I am a little leary of this book. While I enjoyed it, ultimately this is a book by a white woman and it's ultimately about What It's Like To Be Black, and while it seems to me to make some good points and I enjoyed it as a teen and have continued to enjoy it as an adult, I'm white as well, so how should I know?
This book follows Mina Smiths, a black girl and aspiring dancer who lives in a mostly black community in rural Maryland. (I finally figured out the timeline for the book by looking at the topics discussed in Mina's seventh-grade current events class, which all took place in 1976. Working backwards, Mina's first summer at camp is the summer of 1975. Before I thought the book took place a little later based on a passage where Mina's mother says Mina was "just a baby" when Dr. King was shot, but if Mina was 12 in 1976 she would have been 4 in 1968, so maybe her mother was speaking loosely and meant that Mina was a young child rather than an actual infant.)

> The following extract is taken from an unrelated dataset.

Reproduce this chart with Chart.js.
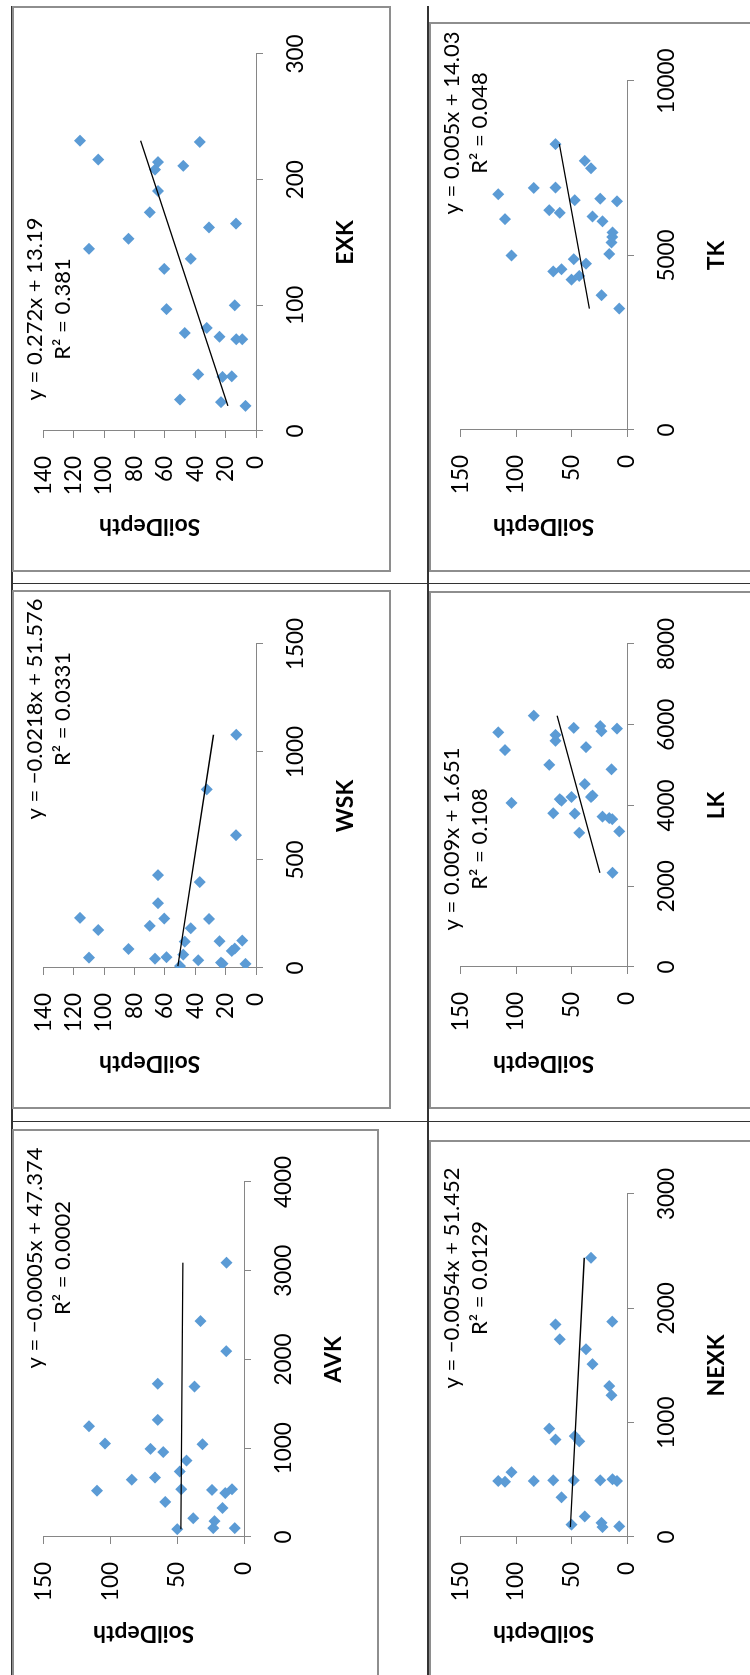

It can be roughly divided into four acts:
1. Mina, aged 11 and having just finished the fifth grade, attends an exclusive dance camp in Connecticut as a scholarship student. She loves her time there, learns a lot, and enjoys the company of the other dancers. I note that Mina at this point in the book is portrayed as blissfully race-blind. She does not see the way in which her race will impact others' views of her. In fact, her race is not explicitly mentioned in the text until the very end of this section, when her father comes to get her from camp and asks if she was the only black girl there. She responds yes and he asks her why he thinks this is. Her answer is "I was the only one good enough, I guess." Oh, Mina.
2. The next summer Mina returns to camp. She finds herself struggling to keep up, not fitting in so well with her friends from the previous year, and ultimately the teacher of her section tells her that she isn't doing well because of puberty, that 'your people mature earlier', that there isn't much of a place for black dancers, and various other things about how they should have had more than one black dancer at camp if they 'had to have any'. The teacher pushes Mina until she agrees to leave camp.
3. Shattered, Mina returns home. She meets the summer minister, Tamer Shipp. (He is filling in for Mina's minister father, so the two families are closely linked.) Over the course of this summer and the next, Mina becomes closer to Mr. Shipp and his family and they have a lot of deep conversations about life. Ultimately she states herself to be in love with him, though nothing aside from friendship happens between the two and neither behaves in any inappropriate ways. The plot of a twelve-year-old girl being interested in an older, married man could go in a horribly creepy direction, but thankfully there is nothing of the sort in this book. One of the things that Mr. Shipp tells Mina about is a white boy named Samuel "Bullet" Tillerman, who he used to compete with on the track team in high school. Bullet drove him to compete but also angered him with his racism. Mr. Shipp was very sad when Bullet was killed in Vietnam and he is still upset by this.
4. Mina starts eighth grade at the regional high school, where the racial mix is more white than what she is used to. She encounters a Dicey Tillerman and is determined to know her better. Dicey turns out to be the daughter of Bullet's sister, and she and her siblings live with their grandmother. This section of the book overlaps with the book Dicey's Song, which is from Dicey's perspective. Dicey and Mina become friends. At the end of this section Mr. Shipp comes back to town for one last goodbye, as he's taken another job, and Mina brings Dicey and her grandmother and siblings to meet him.
The last chapter, more of an epilogue, is two years later, and features Mina and Dicey attending the graduation of Dicey's boyfriend, Jeff, and Mina makes the acquaintance of Jeff's friend Dexter. Dexter will appear as Mina's love interest in a later book. What strikes me in this section is that it shows the progression of Mina's racial awareness. She goes from not even really seeing race at the beginning, to having a very acute awareness of prejudices and how white people will see her and concern that white people will automatically be prejudiced and how this has all impacted her view of white people and how each black person she meets will have a different nuanced understanding of these same issues.
Throughout the book as well, we see Mina's parents' attempts to prepare her for what she will face. Mina doesn't totally understand what her parents are trying to communicate, and as a result the reader doesn't either. But I think what they are trying to communicate is their awareness that while Mina is an unstoppable force of nature, she is going to get a certain level of crap for being "uppity", and she needs to be prepared for that.
As far as I can tell, this is a good treatment of the issues, but like I said, I'm white as well, with no more than an average understanding of black people's views of race relations, so I don't think my opinion is worth all that much.